Mercedes, que era chamada de Lili, era uma menina bonita, trabalhadeira e fiel. Ao crescer, ela logo teve vários pretendentes: meu cunhado Otto, Pedro Castello,(ilegível).

Mas então veio o Graf von Wollwitz e ela rapidamente tornou-se sua mulher. Deste casamento nasceram três crianças. A menina morreu cedo, Hans, que mais tarde tornou-se técnico-dentista em Bagé, e Germano, que era meu afilhado e tinha boa índole. Wollwitz descendia de uma família elegante na Saxônia.

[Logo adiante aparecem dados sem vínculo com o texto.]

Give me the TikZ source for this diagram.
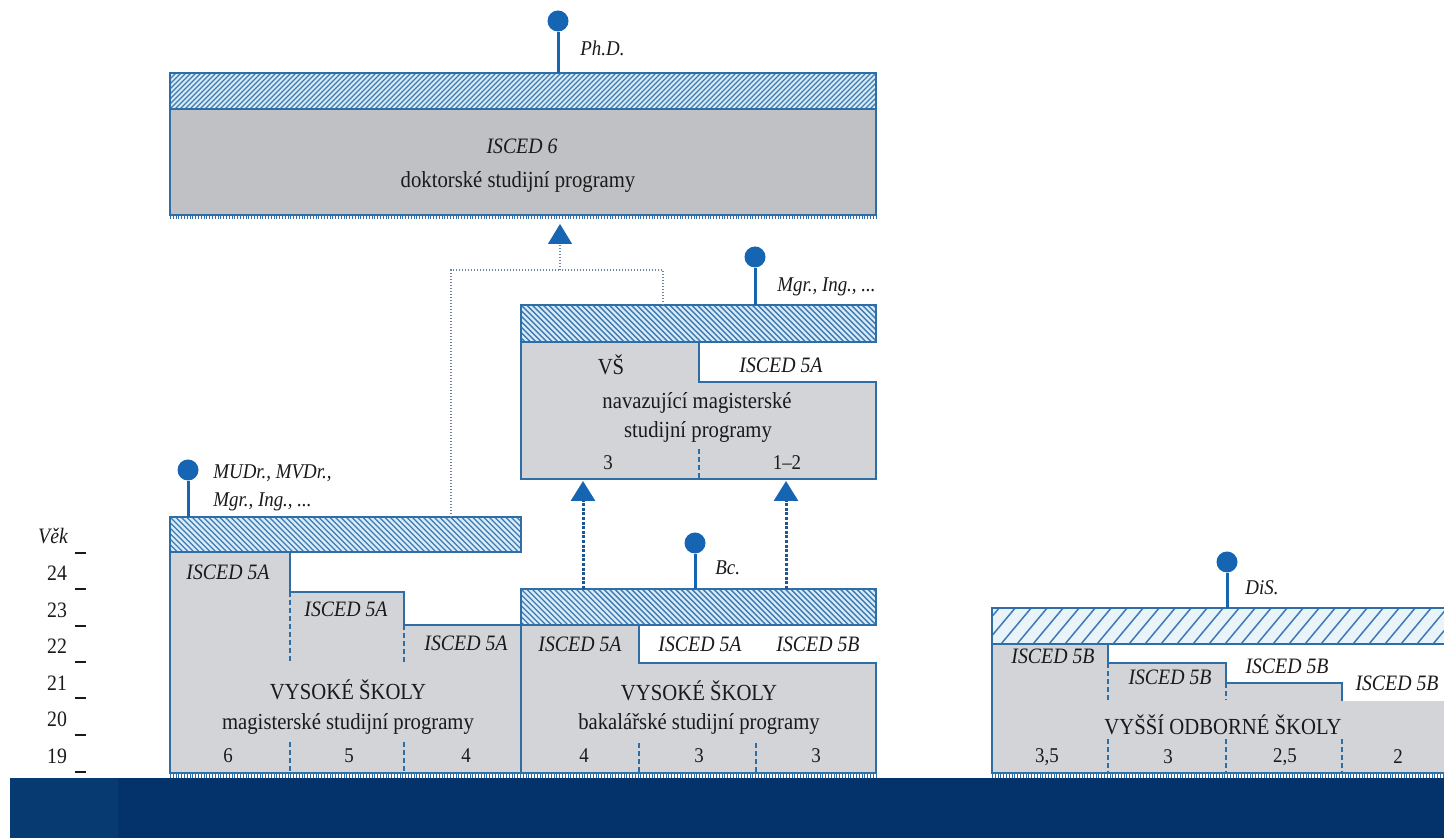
\documentclass[tikz,border=0pt]{standalone}
\usepackage{fontspec}
\setmainfont{Liberation Serif}[FakeStretch=0.9]
\usetikzlibrary{arrows.meta}
\definecolor{lineblue}{HTML}{2F6DA6}
\definecolor{pinblue}{HTML}{1565B2}
\definecolor{boxgray}{HTML}{D3D4D8}
\definecolor{docgray}{HTML}{C0C1C4}
\definecolor{hbg}{HTML}{D8EBF6}
\definecolor{hline}{HTML}{3D7AB3}
\definecolor{vbg}{HTML}{E8F3FA}
\definecolor{navy}{HTML}{03336A}
\definecolor{navyl}{HTML}{083A72}
\definecolor{txt}{HTML}{1A1A1A}
\definecolor{dotc}{HTML}{6F8399}
\definecolor{dashc}{HTML}{1F5590}
\newcommand\hatchF[7]{%
  \begin{scope}
    \clip (#1,#2) rectangle (#3,#4);
    \pgfmathtruncatemacro\hN{(#3-#1+60)/#5}%
    \foreach \i in {0,...,\hN}{\draw[#6] ({#1-55+\i*#5},#4) -- ++(#7,-55);}
  \end{scope}}
\newcommand\hatchB[6]{%
  \begin{scope}
    \clip (#1,#2) rectangle (#3,#4);
    \pgfmathtruncatemacro\hN{(#3-#1+60)/#5}%
    \foreach \i in {0,...,\hN}{\draw[#6] ({#1-55+\i*#5},#2) -- ++(55,55);}
  \end{scope}}
\begin{document}
\begin{tikzpicture}[x=0.5pt,y=-0.5pt,
 outl/.style={draw=lineblue, line width=1pt},
 hl/.style={hline, line width=0.7pt},
 hlv/.style={hline, line width=0.75pt},
 pin/.style={circle, fill=pinblue, minimum size=10.5pt, inner sep=0pt},
 stem/.style={pinblue, line width=1.5pt},
 isced/.style={font=\fontsize{11}{13}\selectfont\itshape, text=txt, inner sep=0pt},
 head/.style={font=\fontsize{11.5}{13}\selectfont, text=txt, inner sep=0pt},
 sub/.style={font=\fontsize{11.5}{13}\selectfont, text=txt, inner sep=0pt},
 num/.style={font=\fontsize{10.5}{12}\selectfont, text=txt, inner sep=0pt},
 age/.style={font=\fontsize{11}{13}\selectfont, text=txt, inner sep=0pt},
 deg/.style={font=\fontsize{10.5}{12.5}\selectfont\itshape, text=txt, inner sep=0pt, anchor=west},
 div/.style={lineblue, line width=0.8pt, dash pattern=on 2.5pt off 1.5pt},
 fringe/.style={lineblue, line width=2pt, dash pattern=on 0.5pt off 0.9pt},
 tick/.style={txt, line width=0.8pt},
 dotconn/.style={dotc, line width=0.6pt, dash pattern=on 0.6pt off 0.9pt},
 dashconn/.style={dashc, line width=1.5pt, dash pattern=on 1.5pt off 0.8pt},
 tip/.style={-{Triangle[width=12pt,length=10pt,color=pinblue]}},
 ]
\useasboundingbox (0,0) rectangle (1444,838);
\fill[white] (0,0) rectangle (1444,838);

% ---------- doctoral block ----------
\fill[docgray] (170,109) rectangle (876,215);
\fill[hbg] (170,73) rectangle (876,109);
\hatchF{170}{73}{876}{109}{5}{hl}{55}
\draw[outl] (170,73) rectangle (876,215);
\draw[outl] (170,109) -- (876,109);
\draw[fringe] (170,217.5) -- (876,217.5);
\node[isced] (t6) at (522,146) {ISCED 6};
\node[sub] (t6b) at (518,182) {doktorské studijní programy};
\node[pin] (pphd) at (558,21) {};
\coordinate (cphd) at (558,73);
\draw[stem] (pphd) -- (cphd);
\node[deg] (lphd) at (580,48) {Ph.D.};

% ---------- follow-up master block ----------
\fill[boxgray] (521,342) -- (699,342) -- (699,382) -- (876,382) -- (876,479) -- (521,479) -- cycle;
\fill[hbg] (521,305) rectangle (876,342);
\hatchB{521}{305}{876}{342}{5.5}{hl}
\draw[outl] (521,305) rectangle (876,342);
\draw[outl] (521,342) -- (521,479) -- (876,479) -- (876,382) -- (699,382) -- (699,342);
\draw[div] (699,449) -- (699,479);
\node[head] (tvs) at (611,365) {VŠ};
\node[isced] (tvs5a) at (781,365) {ISCED 5A};
\node[sub] (tnav1) at (697,403) {navazující magisterské};
\node[sub] (tnav2) at (698,432) {studijní programy};
\node[num] (nv1) at (608,463) {3};
\node[num] (nv2) at (787,463) {1–2};
\node[pin] (pmg) at (755,257) {};
\coordinate (cmg) at (755,305);
\draw[stem] (pmg) -- (cmg);
\node[deg] (lmg) at (777,287) {Mgr., Ing., ...};

% ---------- long master block ----------
\fill[boxgray] (170,552) -- (290,552) -- (290,592) -- (404,592) -- (404,625) -- (521,625) -- (521,773) -- (170,773) -- cycle;
\fill[hbg] (170,517) rectangle (521,552);
\hatchB{170}{517}{521}{552}{5.5}{hl}
\draw[outl] (170,517) rectangle (521,552);
\draw[outl] (170,552) -- (170,773) -- (521,773) -- (521,625) -- (404,625) -- (404,592) -- (290,592) -- (290,552);
\draw[div] (290,592) -- (290,662);
\draw[div] (290,742) -- (290,773);
\draw[div] (404,625) -- (404,662);
\draw[div] (404,742) -- (404,773);
\node[isced] (tl1) at (228,572) {ISCED 5A};
\node[isced] (tl2) at (346,609) {ISCED 5A};
\node[isced] (tl3) at (466,643) {ISCED 5A};
\node[head] (tl4) at (348,690) {VYSOKÉ ŠKOLY};
\node[sub] (tl5) at (348,724) {magisterské studijní programy};
\node[num] (nl1) at (228,756) {6};
\node[num] (nl2) at (349,756) {5};
\node[num] (nl3) at (466,756) {4};
\node[pin] (pmud) at (188,470) {};
\coordinate (cmud) at (188,517);
\draw[stem] (pmud) -- (cmud);
\node[deg] (lmud1) at (213,473) {MUDr., MVDr.,};
\node[deg] (lmud2) at (213,502) {Mgr., Ing., ...};

% ---------- bachelor block ----------
\fill[boxgray] (521,625) -- (639,625) -- (639,663) -- (876,663) -- (876,773) -- (521,773) -- cycle;
\fill[hbg] (521,589) rectangle (876,625);
\hatchB{521}{589}{876}{625}{5.5}{hl}
\draw[outl] (521,589) rectangle (876,625);
\draw[outl] (521,625) -- (521,773) -- (876,773) -- (876,663) -- (639,663) -- (639,625);
\draw[div] (639,743) -- (639,773);
\draw[div] (756,743) -- (756,773);
\draw[fringe] (170,775.5) -- (876,775.5);
\node[isced] (tb1) at (580,644) {ISCED 5A};
\node[isced] (tb2) at (700,644) {ISCED 5A};
\node[isced] (tb3) at (818,644) {ISCED 5B};
\node[head] (tb4) at (699,691) {VYSOKÉ ŠKOLY};
\node[sub] (tb5) at (699,724) {bakalářské studijní programy};
\node[num] (nb1) at (584,756) {4};
\node[num] (nb2) at (699,756) {3};
\node[num] (nb3) at (816,756) {3};
\node[pin] (pbc) at (695,543) {};
\coordinate (cbc) at (695,589);
\draw[stem] (pbc) -- (cbc);
\node[deg] (lbc) at (715,568) {Bc.};

% ---------- VOŠ block ----------
\fill[boxgray] (992,644) -- (1108,644) -- (1108,663) -- (1226,663) -- (1226,683) -- (1342,683) -- (1342,701) -- (1450,701) -- (1450,773) -- (992,773) -- cycle;
\fill[vbg] (992,608) rectangle (1450,644);
\hatchF{992}{608}{1450}{644}{16}{hlv}{46}
\draw[outl] (992,608) rectangle (1450,644);
\draw[outl] (992,644) -- (992,773) -- (1450,773);
\draw[outl] (1108,644) -- (1108,663) -- (1226,663) -- (1226,683) -- (1342,683) -- (1342,701);
\draw[div] (1108,663) -- (1108,700);
\draw[div] (1108,739) -- (1108,773);
\draw[div] (1226,683) -- (1226,700);
\draw[div] (1226,739) -- (1226,773);
\draw[div] (1342,739) -- (1342,773);
\draw[fringe] (992,775.5) -- (1444,775.5);
\node[isced] (tv1) at (1053,656) {ISCED 5B};
\node[isced] (tv2) at (1170,677) {ISCED 5B};
\node[isced] (tv3) at (1287,666) {ISCED 5B};
\node[isced] (tv4) at (1397,683) {ISCED 5B};
\node[head] (tv5) at (1223,725) {VYŠŠÍ ODBORNÉ ŠKOLY};
\node[num] (nv5a) at (1047,757) {3,5};
\node[num] (nv5b) at (1168,757) {3};
\node[num] (nv5c) at (1285,757) {2,5};
\node[num] (nv5d) at (1398,757) {2};
\node[pin] (pdis) at (1227,562) {};
\coordinate (cdis) at (1227,608);
\draw[stem] (pdis) -- (cdis);
\node[deg] (ldis) at (1245,588) {DiS.};

% ---------- age axis ----------
\node[age, font=\fontsize{11}{13}\selectfont\itshape] (vek) at (53,536) {Věk};
\foreach \yy in {553,589,626,662,698,735,772} \draw[tick] (75,\yy) -- (86,\yy);
\node[age] (a24) at (57,573) {24};
\node[age] (a23) at (57,610) {23};
\node[age] (a22) at (57,646) {22};
\node[age] (a21) at (57,683) {21};
\node[age] (a20) at (57,719) {20};
\node[age] (a19) at (57,756) {19};

% ---------- connectors ----------
\coordinate (lhtop) at (451,517);
\coordinate (vshtop) at (663,305);
\coordinate (merge) at (560,270);
\coordinate (docbot) at (560,224);
\draw[dotconn] (lhtop) |- (merge);
\draw[dotconn] (vshtop) |- (merge);
\draw[dotconn, tip] (merge) -- (docbot);
\coordinate (b1) at (583,589);
\coordinate (v1) at (583,481);
\coordinate (b2) at (786,589);
\coordinate (v2) at (786,481);
\draw[dashconn, tip] (b1) -- (v1);
\draw[dashconn, tip] (b2) -- (v2);

% ---------- bottom band ----------
\fill[navy] (10,778) rectangle (1444,838);
\fill[navyl] (10,778) rectangle (118,838);
\end{tikzpicture}
\end{document}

O velho Graf teria sido médico do rei. O filho Adolf Eiche von Wollwitz tinha, na Alemanha, feito brincadeiras juvenis bobas no serviço militar e seu pai o mandou embora, para se livrar dele com sem orgulho de Graf. Aqui, através de Koseritz, Bartholomay levou-o como secretário para Petrópolis, e, nas suas viagens para Santa Cruz, ele sempre trazia Wollwitz, que aqui sempre se comportou da melhor maneira possível. Mas financeiramente sua situação não era boa e nunca a sua família perguntou por ele. Infelizmente Wollwitz adoeceu repentinamente e mal tinham buscado o médico, ele faleceu de enfarto de coração. Lili me disse logo: “Titia, eu só tenho em meu poder 5.000 Réis”. E então? O meu bom Carlos teve de cuidar de tudo para o enterro. Após a nossa salinha foi esvaziada e Lili se mudou com os três filhos para nossa casa. Carlos logo escreveu para a Alemanha, para os parentes. Inicialmente sem sucesso, então ele escreveu de novo, a respeito do que seria das crianças com o seu nome, sem educação. Então na Alemanha faleceu o pai, e a mãe mandava mensalmente a quantia de 100 mil Réis (pouco para quatro pessoas). Após 4 anos Carlos alugou uma pequena casinha em frente a nossa, e ela se mudou para lá. Carlos continuou pagando o armazém e as despesas. Então morreu uma velha tia na Alemanha e veio uma pequena herança que ajudou. As crianças já estavam na escola. Então mudou-se para Santa Cruz um bom dentista italiano, Lili ainda era bonita e Pagana, este era o seu nome, casou com ela. Sempre foi muito bom para ela, tendo se mudado em seguida para Bagé, onde ganhava muito bem. Mais tarde, ela morou em Santa Maria, onde ele também ganhou muito bem. Lili ainda ganhou mais duas heranças.

Germano economizou muito a sua parte e pode, com isto, ir para Porto Alegre estudar medicina. Quando o seu padrasto faleceu, deixou a viúva com sete filhos. Então se mudaram todos para Porto Alegre e Germano educou, as suas custas, todos os irmãos. Mais tarde um tio da Saxônia mandou chamá-lo, já que seu avô teria sido o médico particular do rei. Quando ele estava na Alemanha, estourou a guerra. Ele, como alemão legitimo, teve de ir lutar, e acabou preso. Como era médico foi para um hospital e lá ficou até a guerra terminar. Viajou de volta, casou com sua noiva e voltou para o Brasil. Aqui foi médico em Rio Grande, depois em Bagé. Correspondeu-se seguidamente comigo.